I have listed one thing in here. I have listed under the Wheeler Peak area, of these six major mountain peaks, I have listed that the bristlecone is 5,125 years old. When they cut the tree in 1964, which should never have been cut, they counted 4,900 rings. But what people do not realize is that every 100 years it is either too dry or too cold and bristlecone pine will not add a ring. So this tree is easily well over 5,000 years old, and the oldest one in the Great Basin. Of course there are other ranges

Senator HECHT. I will have to ask you to summarize. Your 5 minutes is up.

Dr. WAITE. OK. I talk about bristlecone on the next page. I should think it should have a National Park home. I think it should belong to the World Heritage Foundation of outstanding natural features.

On page 3, a world record. The dissertation I wrote, if anyone wants a copy, 52 copies are being printed. If anybody wants a copy of the $80,000, $60,000 study the Park Service did, I have these. If you want to see what the Great Basin really is like, I brought over 500 slides. If anybody would like to look at just one, this will tell the Great Basin story.

Finally, I might say that there is a beautiful network of roads here. There are six beautiful campgrounds of table water, cooking facilities, restrooms, and I think we should name the visitor's

center the Laxalt Visitor's Center. We could have a Hecht Great Basin Scientific Center. We could have a Vucanovich Bristlecone Pine study area. We could have a Mount Reid at 11,800 feet. I tell you, there is room for everybody here. [Laughter.]

Senator HECHT. I have to stop you. That is enough. But I thank you for your kind consideration, Doctor, but we have to go right on. Dr. WAITE. Could I just add one thing?

Senator HECHT. Sure.

Dr. WAITE. I think I have got two factors here-I think No. 5 where I say "park size," and I want to read this. I think this is the most important factor: Whether a park is 44,000 acres or 129,500 acres, the size is unimportant. The story the park has to tell, and not its area, shape, or size, is the most important thing.

Examples of some of our smaller parks such as Hot Springs, 5 million visitors a year; Virgin Islands, over 700,000; Haleakala, over a million; Wind Cave, half a million; Bryce Canyon now approaching 800,000; Carlsbad Caverns, 700,000; Mamouth Cave, over a million. These are all smaller, you see, and they have great potential.

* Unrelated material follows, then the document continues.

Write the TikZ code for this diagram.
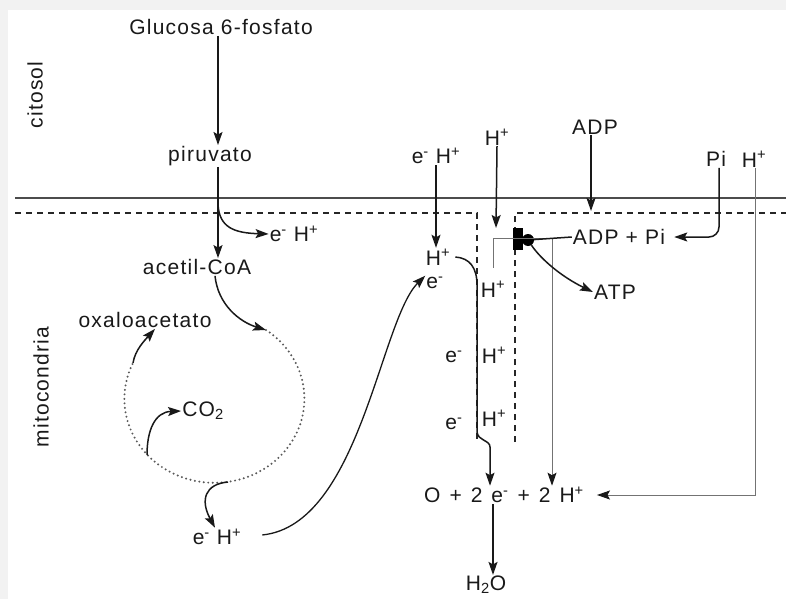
\documentclass[tikz,border=0pt]{standalone}
\usepackage{fontspec}
\setmainfont{Liberation Sans}[LetterSpace=6]
\usetikzlibrary{arrows.meta,positioning}
\newcommand{\hplus}{H\textsuperscript{+}}
\newcommand{\elec}{e\textsuperscript{-}}
\newcommand{\wsp}{\hspace{9pt}}
\tikzset{
lbl/.style={inner sep=1pt,font=\fontsize{21}{23}\selectfont,text=black!90},
sidelbl/.style={lbl,rotate=90},
flowarr/.style={line width=1.5pt,black!90,-{Stealth[length=13pt,width=9pt,inset=2.5pt]}},
thinarr/.style={line width=1pt,black!55,-{Stealth[length=13pt,width=9pt,inset=2.5pt,color=black!90]}},
membr/.style={line width=1.6pt,black!70},
crista/.style={line width=1.4pt,black!85,dash pattern=on 6pt off 5pt},
krebs/.style={line width=2.2pt,black!65,line cap=round,dash pattern=on 0pt off 4.5pt}
}
\begin{document}
\begin{tikzpicture}[x=1pt,y=-1pt]
\fill[black!5] (0,0) rectangle (786,599);
\fill[white] (8,10) rectangle (786,599);
\useasboundingbox (0,0) rectangle (786,599);

% membranes
\draw[membr] (15,198) -- (786,198);
\draw[crista] (15,213) -- (477,213) -- (477,442);
\draw[crista] (515,442) -- (515,213) -- (786,213);

% labels
\node[sidelbl] (cit) at (35,95) {citosol};
\node[sidelbl] (mito) at (41,387) {mitocondria};
\node[lbl] (gluc) at (221,27) {Glucosa 6-fosfato};
\node[lbl] (piru) at (210,156) {piruvato};
\node[lbl] (acet) at (197,267) {acetil-CoA};
\node[lbl] (ehA) at (294,234) {\elec\ \hplus};
\node[lbl] (oxa) at (145,320) {oxaloacetato};
\node[lbl] (co2) at (203,411) {CO\textsubscript{2}};
\node[lbl] (ehB) at (217,537) {\elec\ \hplus};
\node[lbl] (ehC) at (436,156) {\elec\ \hplus};
\node[lbl] (hpA) at (438,257) {\hplus};
\node[lbl] (elA) at (435,283) {\elec};
\node[lbl] (hpB) at (497,137) {\hplus};
\node[lbl] (adp) at (595,127) {ADP};
\node[lbl] (adppi) at (619,237) {ADP + Pi};
\node[lbl] (atp) at (615,292) {ATP};
\node[lbl] (pi) at (716,159) {Pi};
\node[lbl] (hpC) at (754,159) {\hplus};
\node[lbl] (hpD) at (493,289) {\hplus};
\node[lbl] (elB) at (454,357) {\elec};
\node[lbl] (hpE) at (494,355) {\hplus};
\node[lbl] (elC) at (454,424) {\elec};
\node[lbl] (hpF) at (494,418) {\hplus};
\node[lbl] (oxy) at (504,495) {O\wsp+\wsp2\wsp e\textsuperscript{-}\wsp+\wsp2\wsp H\textsuperscript{+}};
\node[lbl] (water) at (486,585) {H\textsubscript{2}O};

% ATP synthase
\node[fill=black,minimum width=10pt,minimum height=22pt,inner sep=0pt] (synth) at (518,239) {};
\node[circle,fill=black,minimum size=12pt,inner sep=0pt] (rotor) at (528,240) {};

\coordinate (br) at (218,204);
\coordinate (cycTR) at (266,330);
\coordinate (cycL) at (133,363);
\coordinate (cycCO) at (147,455);
\coordinate (cycB) at (228,482);
\coordinate (hTip) at (496,228);
\coordinate (adpTip) at (591,211);
\coordinate (atpR) at (552,238);
\coordinate (eBot) at (490,447);

% glycolysis and pyruvate
\draw[flowarr] ([xshift=-3pt]gluc.south) -- ([xshift=8pt]piru.north);
\draw[flowarr] ([xshift=8pt]piru.south) -- ([xshift=21pt]acet.north);
\draw[flowarr] (br) .. controls (219,228) and (235,233) .. (ehA.west);

% Krebs cycle
\draw[flowarr] ([xshift=18pt]acet.south) .. controls (218,305) and (240,322) .. (cycTR);
\draw[krebs] (cycTR) arc[start angle=-55,end angle=205,x radius=90,y radius=84];
\draw[flowarr] (cycL) .. controls (135,350) and (145,340) .. ([xshift=10pt]oxa.south);
\draw[flowarr] (cycCO) .. controls (147,430) and (155,412) .. (co2.west);
\draw[flowarr] (cycB) .. controls (205,484) and (200,500) .. ([xshift=-2pt]ehB.north);

% electron transport
\draw[line width=1.3pt,black!90,-{Stealth[length=13pt,width=9pt,inset=2.5pt]},shorten <=20pt]
  (ehB.east) .. controls (360,525) and (380,320) .. (elA.north west);
\draw[flowarr] (ehC.south) -- (ehC.south |- hpA.north);
\draw[flowarr] ([xshift=4pt]hpA.east) .. controls (470,258) and (477,268) .. (477,285)
  -- (477,432) .. controls (478,441) and (490,440) .. (eBot) -- (eBot |- oxy.north);
\draw[flowarr] (hpB.south) -- (hTip);

% ATP synthesis
\draw[thinarr] ([yshift=12pt]hpD.north) |- (atpR) -- (atpR |- oxy.north);
\draw[line width=1.5pt,black!90] (adppi.west) -- (rotor);
\draw[flowarr] (rotor) .. controls (540,258) and (560,276) .. (atp.west);
\draw[flowarr] ([xshift=-4pt]adp.south) -- (adpTip);
\draw[flowarr,rounded corners=10pt,shorten >=8pt] ([xshift=3pt]pi.south) |- (adppi.east);
\draw[thinarr,shorten >=12pt] ([xshift=1pt]hpC.south) |- (oxy.east);
\draw[flowarr] ([xshift=-11pt]oxy.south) -- ([xshift=7pt]water.north);
\end{tikzpicture}
\end{document}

Senator HECHT. This is not fair to the other people who have also come a long way, so I am going to have to cut you off, Doctor, but I thank you very much.

Dr. WAITE. Could I just say, thank you, Senator Hecht, and I would take the 44,000 acres and run with it. If we do not get a park this year, we will not get it, and we are going to lose another $100 million in the State of Nevada.

Senator HECHT. Thank you.

Dr. WAITE. And I appreciate the consideration of coming into Washington and attending this conference, and let us get a Great Basin National Park in 1986.